3. Another significant epidemiological study that is looking worse every day is the Ancel Key's Seven Nations Study. This may be of the most devastatingly believed studies in the history of the world. In a nutshell, Keys plotted cardiovascular disease against animal fat consumption in seven countries and found a very high correlation. However, he omitted 14 countries with data that did not support his hypothesis. This in turn led directly to higher sugar and carbohydrate intake and to reduced fat consumption. Some believe that this is one of the main causes of the obesity and cardiovascular disease epidemic in the world today.

4. Read Gary Taubes' article on epidemiology or better yet, buy Good Calories, Bad Calories

5. Here's another Taubes interview on Good and Bad Science

6. Michael Eades on epidemiological research
7. Staggeringly good 4-part example (1), (2), (3), (4) of analyzing a study and generating an alternate hypothesis from Whole Health Source
8. Interesting perspective on good science from OvercomingBias

A quote from one of the commenters, daublin

"There is a lot of confusion in both the cited article and in this article about what science is. For sure, it’s not the “scientific method”. That doesn’t mean science doesn’t happen, but that it’s being misdescribed. Here’s what science means, in the tradition descending from the Enlightenment. Science is study with the following properties:

"1. It’s about objective claims. There is no place in science for claims that different observers will, by definition, never agree on.

"2. It’s about falsifiable claims. There is no place in science for claims that could never possibly be decisively proven false.

"3. The evidence must be repeatable by other scientists. In particular, experiments must be communicated in enough detail that other scientists can repeat the experiment so as to verify the result.

"4. It follows Occam’s Razor.

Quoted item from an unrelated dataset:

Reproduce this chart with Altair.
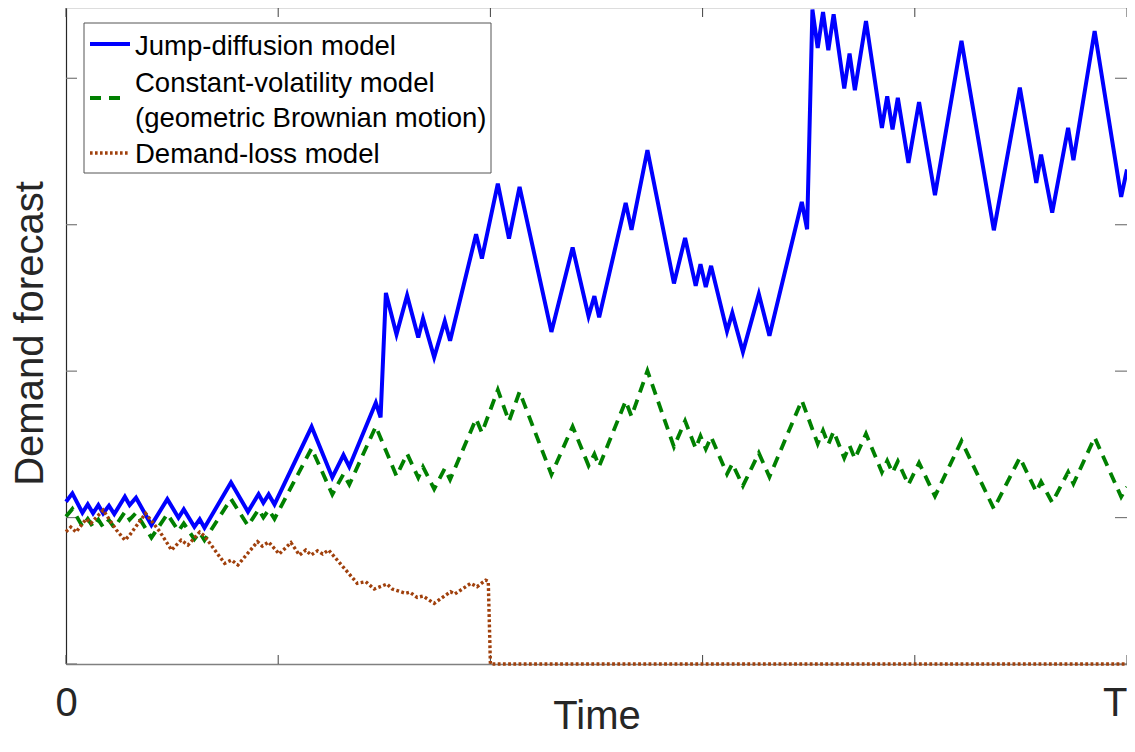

Simple theories are better than complex ones."


  1. I'd like more, please.

    My view is that the woes of "science" can be traced to the idea that there is any sort of objective truth. The best we can ever do is establish "truth beyond reasonable doubt", so to speak. For instance, our experience is that objects fall toward the Earth's center. We can't prove that this will always happen, but we can draw on many "experiments" to bolster our expectations, i.e. it is highly unlikely that we will never see an object "fall up".

    The mind, unfortunately, gravitates toward absolutes. We "choose" (consciously or not) to judge hypotheses as absolutely true or false, and this combined with a sort of "herd mentality" leads to information cascades, memes, etc. Whenever someone says "we know that hypothesis X is true", what they're really saying is that they chose to believe hypothesis X absolutely.

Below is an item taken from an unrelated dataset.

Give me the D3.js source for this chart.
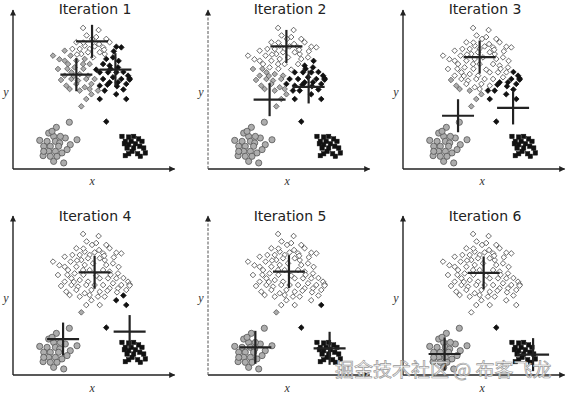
<!DOCTYPE html>
<html>
<head>
<meta charset="utf-8">
<script src="https://cdn.jsdelivr.net/npm/d3@7"></script>
<style>
  body { margin: 0; background: #fff; }
  svg { display: block; }
</style>
</head>
<body>
<div id="chart"></div>
<script>
var w = 566;
var h = 394;

// iteration titles
var iterations = ["Iteration 1", "Iteration 2", "Iteration 3", "Iteration 4", "Iteration 5", "Iteration 6"];

// points (same in every panel), x / y in data units 0..10
var diamonds = [
  [4.38, 8.87], [5.35, 8.74], [4.94, 8.18], [5.83, 8.18], [3.96, 7.97], [5.38, 7.86],
  [6.04, 7.97], [4.48, 7.76], [3.71, 7.55], [4.17, 7.55], [4.79, 7.55], [5.10, 7.71],
  [5.63, 7.65], [6.46, 7.69], [6.77, 7.65], [2.50, 7.13], [3.23, 7.44], [3.60, 7.13],
  [4.27, 7.23], [4.69, 7.34], [5.42, 7.34], [5.73, 7.23], [3.23, 6.81], [3.96, 6.81],
  [4.48, 6.92], [5.00, 7.02], [5.83, 6.92], [6.25, 7.02], [2.81, 6.29], [3.44, 6.60],
  [3.85, 6.39], [4.38, 6.60], [4.79, 6.60], [5.63, 6.60], [6.04, 6.50], [6.56, 6.39],
  [3.23, 5.87], [3.65, 6.08], [4.17, 5.97], [4.69, 5.87], [5.42, 6.08], [5.94, 6.08],
  [6.46, 6.08], [7.19, 5.87], [7.29, 5.70], [3.65, 5.66], [4.06, 5.56], [4.58, 5.66],
  [5.10, 5.66], [5.63, 5.66], [6.25, 5.77], [6.77, 5.66], [3.33, 5.24], [3.96, 5.35],
  [4.48, 5.14], [4.90, 5.35], [5.42, 5.24], [6.04, 5.45], [6.56, 5.45], [7.08, 5.35],
  [3.54, 5.03], [4.17, 4.93], [4.79, 5.03], [5.31, 4.93], [5.73, 4.93], [4.58, 4.40],
  [5.42, 4.40], [4.27, 3.94], [2.90, 6.90], [3.00, 5.60], [4.00, 7.20], [4.60, 8.40],
  [5.20, 8.30], [6.30, 7.40], [6.60, 6.80], [6.90, 6.10], [6.90, 5.00], [3.80, 5.85],
  [4.40, 6.30], [5.20, 6.25], [5.90, 5.30], [6.10, 6.30], [3.40, 6.30], [4.90, 4.70],
  [5.70, 7.50], [4.40, 7.95], [6.50, 5.20], [7.29, 5.62], [6.45, 4.70], [7.08, 4.40],
  [5.83, 2.98]
];

var circles = [
  [3.52, 2.94], [2.71, 2.62], [2.23, 2.26], [2.54, 2.05], [3.27, 1.95], [4.00, 1.84],
  [1.67, 1.80], [2.13, 1.74], [2.65, 1.74], [2.92, 1.64], [1.92, 1.43], [2.33, 1.43],
  [2.85, 1.43], [3.58, 1.53], [2.23, 1.11], [2.65, 1.11], [3.06, 1.01], [1.88, 0.84],
  [2.33, 0.80], [2.54, 0.48], [3.17, 0.38], [2.44, 2.37], [2.96, 2.05], [3.38, 1.22],
  [1.92, 1.11], [2.75, 0.80]
];

var squares = [
  [6.81, 2.05], [7.23, 2.01], [7.54, 2.05], [7.85, 1.89], [7.02, 1.74], [7.38, 1.74],
  [6.96, 1.59], [7.23, 1.53], [7.65, 1.59], [8.06, 1.74], [7.13, 1.32], [7.54, 1.32],
  [7.92, 1.43], [8.17, 1.32], [7.44, 1.11], [7.23, 0.96], [7.79, 0.96], [8.27, 1.01],
  [7.02, 0.84], [7.96, 0.80]
];

// centroids per iteration
var whiteCentroids = [[4.94, 8.03], [4.90, 7.71], [4.79, 7.04], [5.10, 6.46], [5.06, 6.50], [5.04, 6.42]];
var grayCentroids  = [[3.96, 5.93], [3.85, 4.36], [3.44, 3.35], [3.13, 2.26], [2.96, 1.74], [2.60, 1.32]];
var blackCentroids = [[6.40, 6.25], [6.29, 5.16], [6.88, 3.84], [7.29, 2.73], [7.60, 1.68], [8.13, 1.28]];

var fills = ["#ffffff", "#adadad", "#111111"];
var strokes = ["#444444", "#555555", "#111111"];

var colX = [13, 208, 403];
var rowY = [169, 375];

var svg = d3.select("#chart")
            .append("svg")
            .attr("width", w)
            .attr("height", h);

var defs = svg.append("defs");
defs.append("marker")
    .attr("id", "arrow")
    .attr("viewBox", "0 0 10 10")
    .attr("refX", 9)
    .attr("refY", 5)
    .attr("markerWidth", 7)
    .attr("markerHeight", 6)
    .attr("markerUnits", "userSpaceOnUse")
    .attr("orient", "auto")
    .append("path")
    .attr("d", "M0,0 L10,5 L0,10 Z")
    .attr("fill", "#222");

function nearest(p, k) {
    var cs = [whiteCentroids[k], grayCentroids[k], blackCentroids[k]];
    var best = 0, bd = Infinity;
    cs.forEach(function(c, i) {
        var d = (p[0] - c[0]) * (p[0] - c[0]) + (p[1] - c[1]) * (p[1] - c[1]);
        if (d < bd) { bd = d; best = i; }
    });
    return best;
}

var diamondPath = "M0,-2.8 L2.8,0 L0,2.8 L-2.8,0 Z";

iterations.forEach(function(title, k) {
    var col = k % 3, row = Math.floor(k / 3);
    var ox = colX[col], oy = rowY[row];

    var x = d3.scaleLinear().domain([0, 10]).range([ox, ox + 160]);
    var y = d3.scaleLinear().domain([0, 10]).range([oy, oy - 159]);

    var g = svg.append("g");

    // axes
    g.append("line")
     .attr("x1", x(0)).attr("y1", y(0))
     .attr("x2", x(10.1)).attr("y2", y(0))
     .attr("stroke", "#222")
     .attr("stroke-width", 1.4)
     .attr("marker-end", "url(#arrow)");

    g.append("line")
     .attr("x1", x(0)).attr("y1", y(0))
     .attr("x2", x(0)).attr("y2", y(10))
     .attr("stroke", col == 1 ? "#555" : "#222")
     .attr("stroke-width", col == 1 ? 1 : 1.4)
     .attr("stroke-dasharray", col == 1 ? "3,1.5" : null)
     .attr("marker-end", "url(#arrow)");

    g.append("text")
     .text(title)
     .attr("x", ox + 82)
     .attr("y", row == 0 ? 14 : 221)
     .attr("text-anchor", "middle")
     .style("font-family", "DejaVu Sans, Verdana, sans-serif")
     .style("font-size", "14px")
     .style("fill", "#222");

    g.append("text")
     .text("x")
     .attr("x", x(4.95))
     .attr("y", oy + (row == 0 ? 16 : 17))
     .attr("text-anchor", "middle")
     .style("font-family", "Liberation Serif, serif")
     .style("font-style", "italic")
     .style("font-size", "12px")
     .style("fill", "#333");

    g.append("text")
     .text("y")
     .attr("x", ox - 7)
     .attr("y", oy - 73)
     .attr("text-anchor", "middle")
     .style("font-family", "Liberation Serif, serif")
     .style("font-style", "italic")
     .style("font-size", "12px")
     .style("fill", "#333");

    // circles
    g.selectAll(".c")
     .data(circles)
     .enter()
     .append("circle")
     .attr("cx", function(d) { return x(d[0]); })
     .attr("cy", function(d) { return y(d[1]); })
     .attr("r", 3.1)
     .attr("fill", function(d) { return fills[nearest(d, k)]; })
     .attr("stroke", function(d) { return strokes[nearest(d, k)]; })
     .attr("stroke-width", 0.8);

    // squares
    g.selectAll(".s")
     .data(squares)
     .enter()
     .append("rect")
     .attr("x", function(d) { return x(d[0]) - 2.2; })
     .attr("y", function(d) { return y(d[1]) - 2.2; })
     .attr("width", 4.4)
     .attr("height", 4.4)
     .attr("fill", function(d) { return fills[nearest(d, k)]; })
     .attr("stroke", function(d) { return strokes[nearest(d, k)]; })
     .attr("stroke-width", 0.5);

    // diamonds
    g.selectAll(".d")
     .data(diamonds)
     .enter()
     .append("path")
     .attr("d", diamondPath)
     .attr("transform", function(d) { return "translate(" + x(d[0]) + "," + y(d[1]) + ")"; })
     .attr("fill", function(d) { return fills[nearest(d, k)]; })
     .attr("stroke", function(d) { return strokes[nearest(d, k)]; })
     .attr("stroke-width", 0.8);

    // centroid crosses
    var cents = [whiteCentroids[k], grayCentroids[k], blackCentroids[k]];
    cents.forEach(function(c) {
        g.append("line")
         .attr("x1", x(c[0]) - 16).attr("x2", x(c[0]) + 16)
         .attr("y1", y(c[1])).attr("y2", y(c[1]))
         .attr("stroke", "#222").attr("stroke-width", 2.2);
        g.append("line")
         .attr("x1", x(c[0])).attr("x2", x(c[0]))
         .attr("y1", y(c[1]) - 16.5).attr("y2", y(c[1]) + 16.5)
         .attr("stroke", "#222").attr("stroke-width", 2.2);
    });
});

// watermark
svg.append("text")
   .text("掘金技术社区 @ 布客飞龙")
   .attr("x", 335)
   .attr("y", 377)
   .style("font-family", "Noto Sans CJK SC, sans-serif")
   .style("font-size", "19px")
   .style("fill", "#fff")
   .style("fill-opacity", 0.85)
   .style("stroke", "#999")
   .style("stroke-width", 0.7);
</script>
</body>
</html>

    By contrast, Bayesian Inference allows no such choices. Belief in a hypothesis is simply a number generated by the available information. Two people with the same information will arrive at the same level of belief. As new information arrives, those beliefs are updated. The attributes of falsifiability, Occam's razor, etc. are all implicit with this approach. Weak evidence (e.g. epidemiological) can only move beliefs slightly; strong evidence (e.g. double-blind placebo controlled studies) have larger effect. In no case, however, can we ever arrive at absolute truth/falsehood, since this implies that we know absolutely all information which could affect our belief in a hypothesis.

  2. Thanks Dave. This looks like a vote for more on Bayesian analysis. That should be simple...

    I am planning to dig more into correlation and causation as well.


  3. Richard at Free the Animal skewers some bad science writing.